EXERCISE DESCRIPTION: Reproduce each line of the material exactly, minus any picture.

MATERIAL FOR THIS TASK:
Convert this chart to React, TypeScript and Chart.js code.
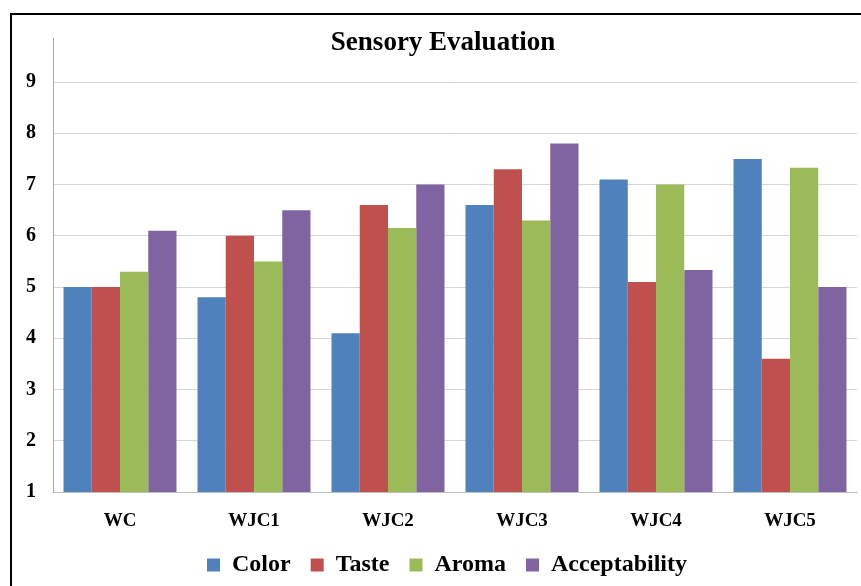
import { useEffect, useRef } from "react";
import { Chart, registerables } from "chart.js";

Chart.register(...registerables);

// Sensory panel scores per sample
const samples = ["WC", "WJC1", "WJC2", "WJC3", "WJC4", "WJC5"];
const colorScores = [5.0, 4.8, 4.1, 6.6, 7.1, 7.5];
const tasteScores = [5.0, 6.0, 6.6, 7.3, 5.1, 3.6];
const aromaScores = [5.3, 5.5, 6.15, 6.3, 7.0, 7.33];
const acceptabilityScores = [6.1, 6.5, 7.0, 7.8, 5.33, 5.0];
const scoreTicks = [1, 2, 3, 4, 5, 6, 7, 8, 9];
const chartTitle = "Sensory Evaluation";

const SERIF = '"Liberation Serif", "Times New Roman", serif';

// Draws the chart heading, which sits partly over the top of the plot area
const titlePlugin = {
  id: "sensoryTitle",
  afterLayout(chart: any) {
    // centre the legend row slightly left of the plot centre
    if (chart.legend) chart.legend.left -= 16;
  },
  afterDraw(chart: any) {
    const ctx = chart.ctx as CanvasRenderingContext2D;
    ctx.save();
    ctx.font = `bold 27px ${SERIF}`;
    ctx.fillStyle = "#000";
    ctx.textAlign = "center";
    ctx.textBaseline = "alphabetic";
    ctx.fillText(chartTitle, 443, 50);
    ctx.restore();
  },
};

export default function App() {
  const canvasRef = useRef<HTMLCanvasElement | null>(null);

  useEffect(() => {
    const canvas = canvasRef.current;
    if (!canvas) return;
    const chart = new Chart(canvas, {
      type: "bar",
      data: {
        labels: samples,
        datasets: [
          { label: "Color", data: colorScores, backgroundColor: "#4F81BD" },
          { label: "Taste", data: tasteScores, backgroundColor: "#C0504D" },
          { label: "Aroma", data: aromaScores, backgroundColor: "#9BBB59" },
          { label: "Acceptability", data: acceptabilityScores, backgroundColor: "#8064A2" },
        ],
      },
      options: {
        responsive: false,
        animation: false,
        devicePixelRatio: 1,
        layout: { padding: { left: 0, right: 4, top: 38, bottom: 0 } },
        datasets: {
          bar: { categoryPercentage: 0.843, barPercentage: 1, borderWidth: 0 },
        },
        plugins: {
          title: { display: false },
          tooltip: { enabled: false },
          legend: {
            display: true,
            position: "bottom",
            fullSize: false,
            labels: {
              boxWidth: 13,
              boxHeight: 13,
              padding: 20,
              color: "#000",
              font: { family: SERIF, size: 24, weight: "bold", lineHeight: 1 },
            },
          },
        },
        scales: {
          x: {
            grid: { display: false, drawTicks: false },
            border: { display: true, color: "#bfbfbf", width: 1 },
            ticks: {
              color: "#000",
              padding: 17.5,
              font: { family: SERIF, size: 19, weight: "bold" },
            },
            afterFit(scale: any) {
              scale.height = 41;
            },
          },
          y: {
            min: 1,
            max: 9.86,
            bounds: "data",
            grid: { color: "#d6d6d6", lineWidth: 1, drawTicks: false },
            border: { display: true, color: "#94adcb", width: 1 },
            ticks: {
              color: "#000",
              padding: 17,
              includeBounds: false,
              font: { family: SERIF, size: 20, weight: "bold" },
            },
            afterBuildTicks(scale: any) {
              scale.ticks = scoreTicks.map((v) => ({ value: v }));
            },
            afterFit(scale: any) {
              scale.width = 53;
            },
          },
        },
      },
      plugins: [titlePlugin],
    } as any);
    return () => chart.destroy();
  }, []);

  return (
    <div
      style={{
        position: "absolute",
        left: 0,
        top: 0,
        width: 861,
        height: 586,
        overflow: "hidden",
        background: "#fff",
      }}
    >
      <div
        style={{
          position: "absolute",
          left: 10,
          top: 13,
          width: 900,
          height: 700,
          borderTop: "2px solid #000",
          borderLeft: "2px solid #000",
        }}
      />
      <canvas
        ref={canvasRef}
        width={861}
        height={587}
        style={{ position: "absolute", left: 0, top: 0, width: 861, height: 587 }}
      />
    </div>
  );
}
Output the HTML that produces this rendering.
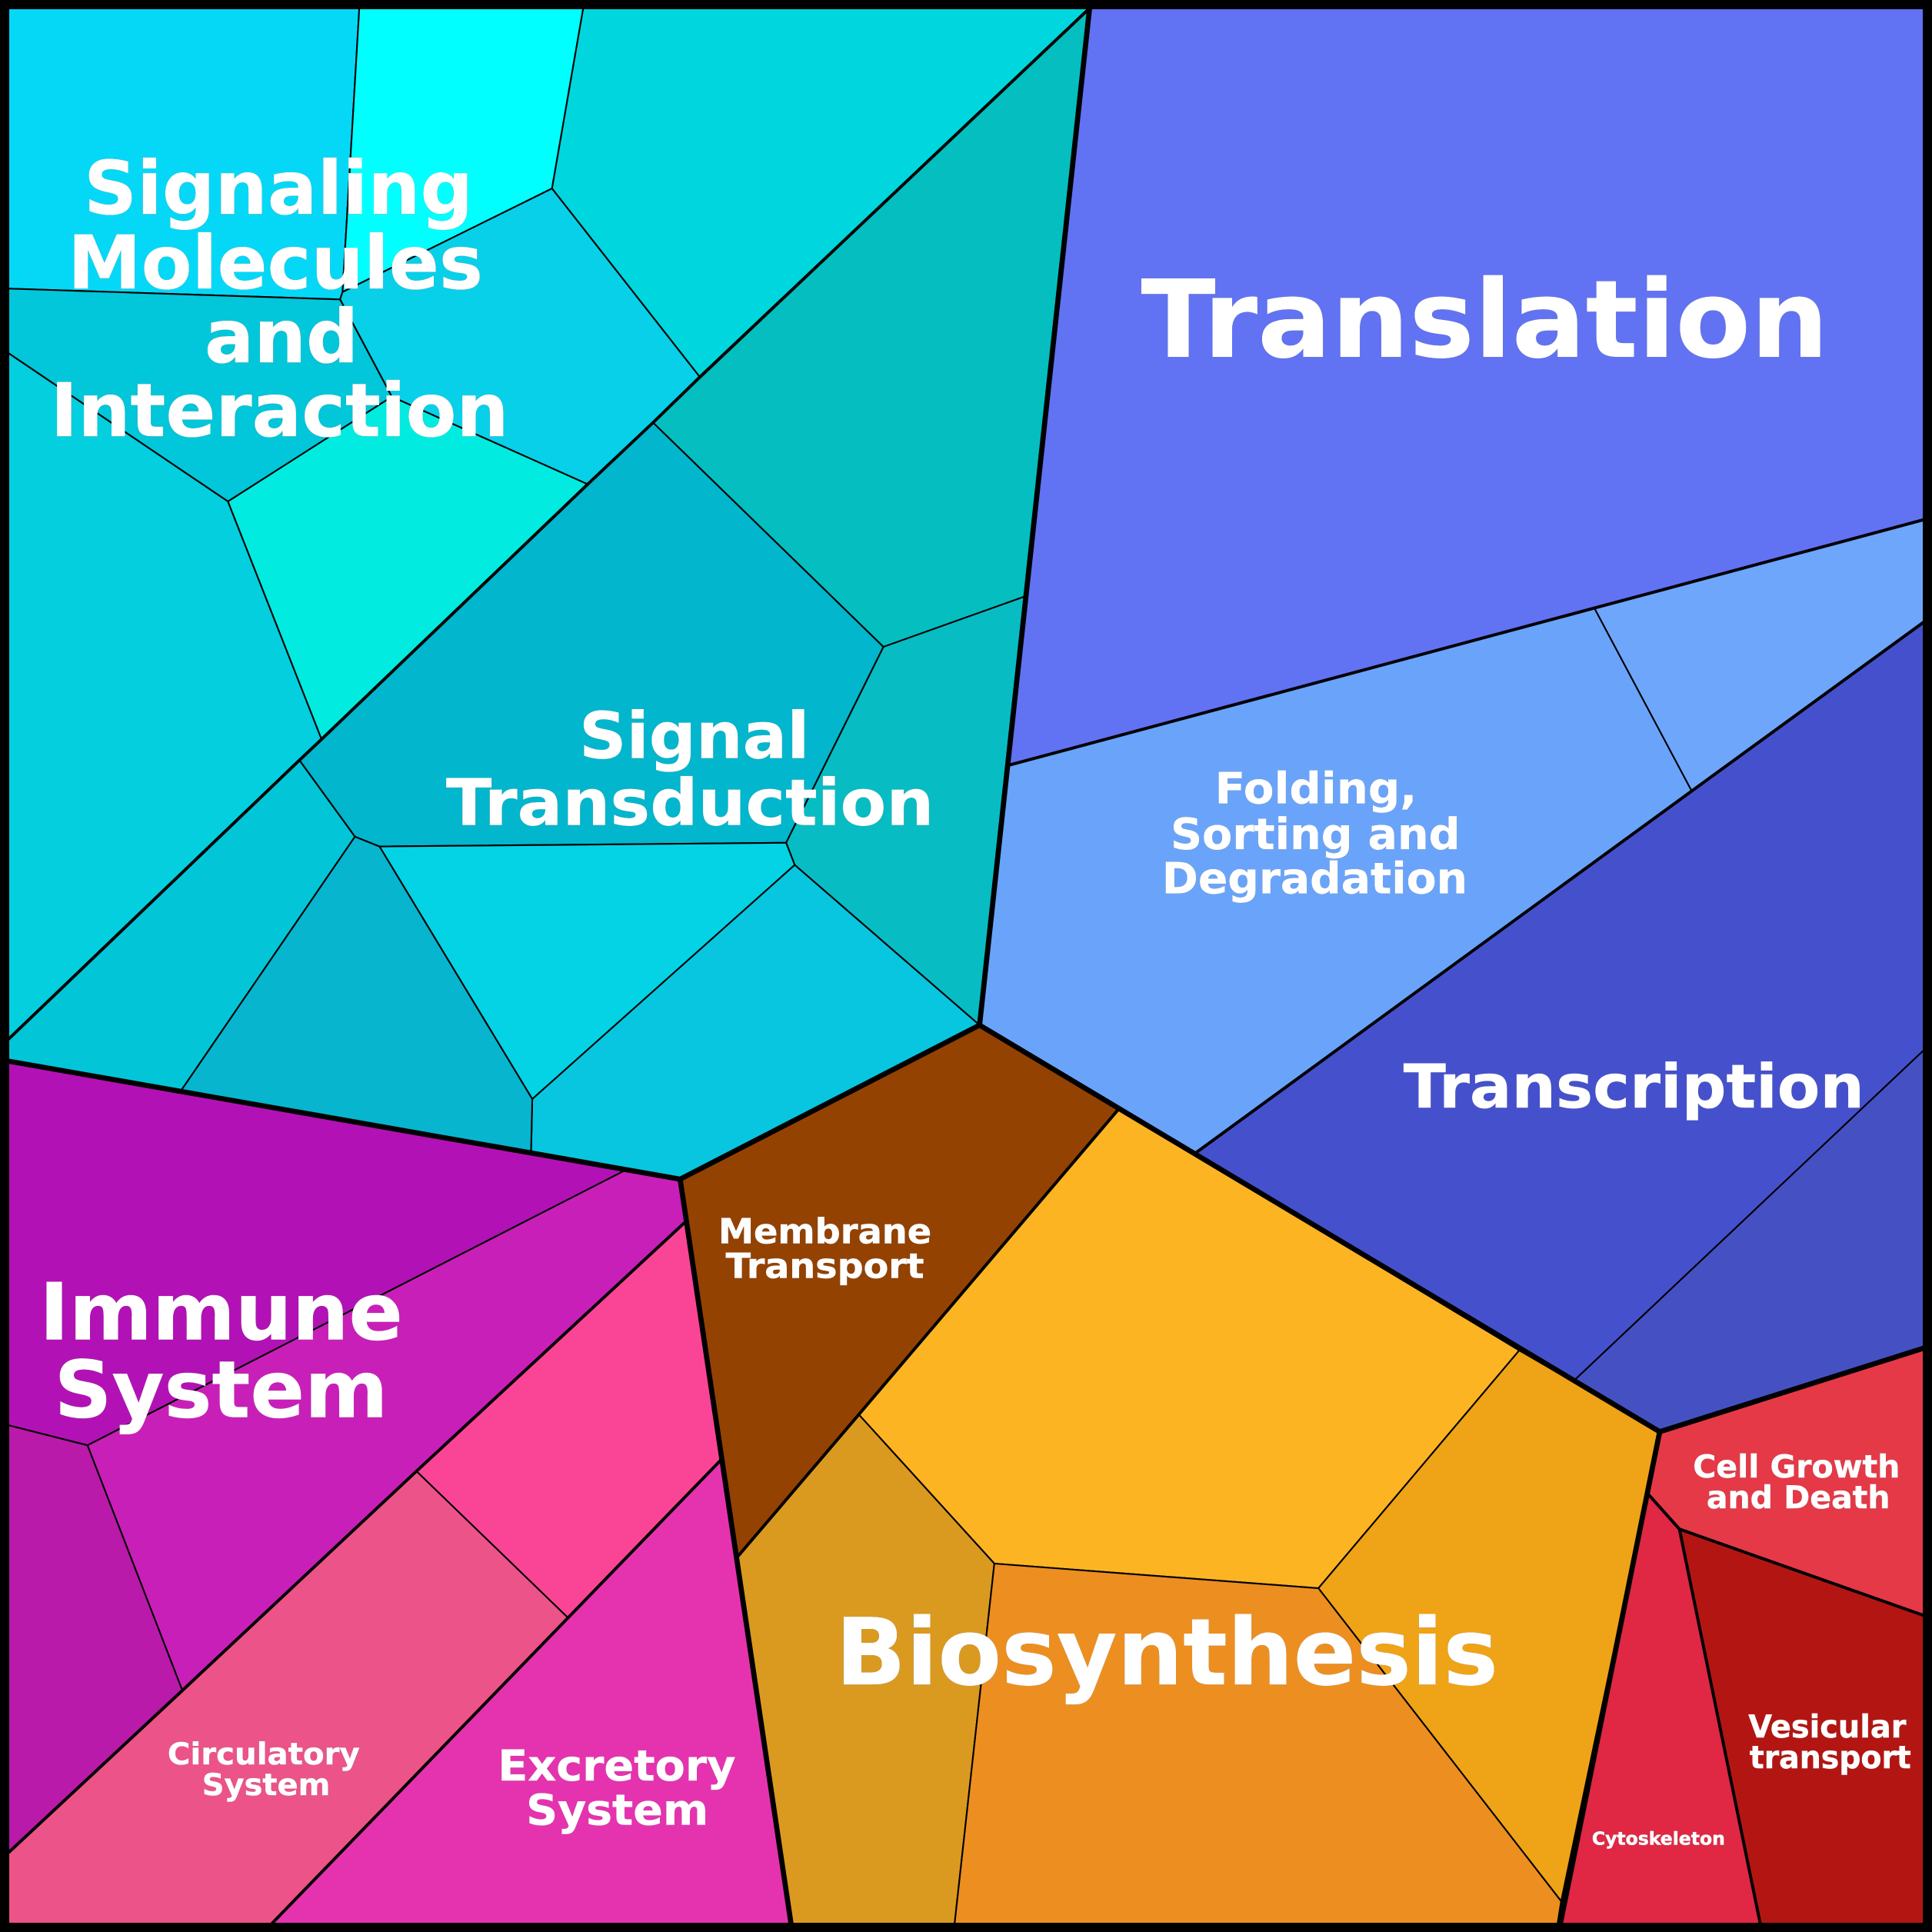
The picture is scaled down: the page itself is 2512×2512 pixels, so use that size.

WRITTEN SOLUTION:
Convert this chart to React, TypeScript and Chart.js code.
import { useEffect, useRef } from "react";
import { Chart, registerables } from "chart.js";

Chart.register(...registerables);

// Sensory panel scores per sample
const samples = ["WC", "WJC1", "WJC2", "WJC3", "WJC4", "WJC5"];
const colorScores = [5.0, 4.8, 4.1, 6.6, 7.1, 7.5];
const tasteScores = [5.0, 6.0, 6.6, 7.3, 5.1, 3.6];
const aromaScores = [5.3, 5.5, 6.15, 6.3, 7.0, 7.33];
const acceptabilityScores = [6.1, 6.5, 7.0, 7.8, 5.33, 5.0];
const scoreTicks = [1, 2, 3, 4, 5, 6, 7, 8, 9];
const chartTitle = "Sensory Evaluation";

const SERIF = '"Liberation Serif", "Times New Roman", serif';

// Draws the chart heading, which sits partly over the top of the plot area
const titlePlugin = {
  id: "sensoryTitle",
  afterLayout(chart: any) {
    // centre the legend row slightly left of the plot centre
    if (chart.legend) chart.legend.left -= 16;
  },
  afterDraw(chart: any) {
    const ctx = chart.ctx as CanvasRenderingContext2D;
    ctx.save();
    ctx.font = `bold 27px ${SERIF}`;
    ctx.fillStyle = "#000";
    ctx.textAlign = "center";
    ctx.textBaseline = "alphabetic";
    ctx.fillText(chartTitle, 443, 50);
    ctx.restore();
  },
};

export default function App() {
  const canvasRef = useRef<HTMLCanvasElement | null>(null);

  useEffect(() => {
    const canvas = canvasRef.current;
    if (!canvas) return;
    const chart = new Chart(canvas, {
      type: "bar",
      data: {
        labels: samples,
        datasets: [
          { label: "Color", data: colorScores, backgroundColor: "#4F81BD" },
          { label: "Taste", data: tasteScores, backgroundColor: "#C0504D" },
          { label: "Aroma", data: aromaScores, backgroundColor: "#9BBB59" },
          { label: "Acceptability", data: acceptabilityScores, backgroundColor: "#8064A2" },
        ],
      },
      options: {
        responsive: false,
        animation: false,
        devicePixelRatio: 1,
        layout: { padding: { left: 0, right: 4, top: 38, bottom: 0 } },
        datasets: {
          bar: { categoryPercentage: 0.843, barPercentage: 1, borderWidth: 0 },
        },
        plugins: {
          title: { display: false },
          tooltip: { enabled: false },
          legend: {
            display: true,
            position: "bottom",
            fullSize: false,
            labels: {
              boxWidth: 13,
              boxHeight: 13,
              padding: 20,
              color: "#000",
              font: { family: SERIF, size: 24, weight: "bold", lineHeight: 1 },
            },
          },
        },
        scales: {
          x: {
            grid: { display: false, drawTicks: false },
            border: { display: true, color: "#bfbfbf", width: 1 },
            ticks: {
              color: "#000",
              padding: 17.5,
              font: { family: SERIF, size: 19, weight: "bold" },
            },
            afterFit(scale: any) {
              scale.height = 41;
            },
          },
          y: {
            min: 1,
            max: 9.86,
            bounds: "data",
            grid: { color: "#d6d6d6", lineWidth: 1, drawTicks: false },
            border: { display: true, color: "#94adcb", width: 1 },
            ticks: {
              color: "#000",
              padding: 17,
              includeBounds: false,
              font: { family: SERIF, size: 20, weight: "bold" },
            },
            afterBuildTicks(scale: any) {
              scale.ticks = scoreTicks.map((v) => ({ value: v }));
            },
            afterFit(scale: any) {
              scale.width = 53;
            },
          },
        },
      },
      plugins: [titlePlugin],
    } as any);
    return () => chart.destroy();
  }, []);

  return (
    <div
      style={{
        position: "absolute",
        left: 0,
        top: 0,
        width: 861,
        height: 586,
        overflow: "hidden",
        background: "#fff",
      }}
    >
      <div
        style={{
          position: "absolute",
          left: 10,
          top: 13,
          width: 900,
          height: 700,
          borderTop: "2px solid #000",
          borderLeft: "2px solid #000",
        }}
      />
      <canvas
        ref={canvasRef}
        width={861}
        height={587}
        style={{ position: "absolute", left: 0, top: 0, width: 861, height: 587 }}
      />
    </div>
  );
}
Output the HTML that produces this rendering.
The picture is scaled down: the page itself is 2512×2512 pixels, so use that size.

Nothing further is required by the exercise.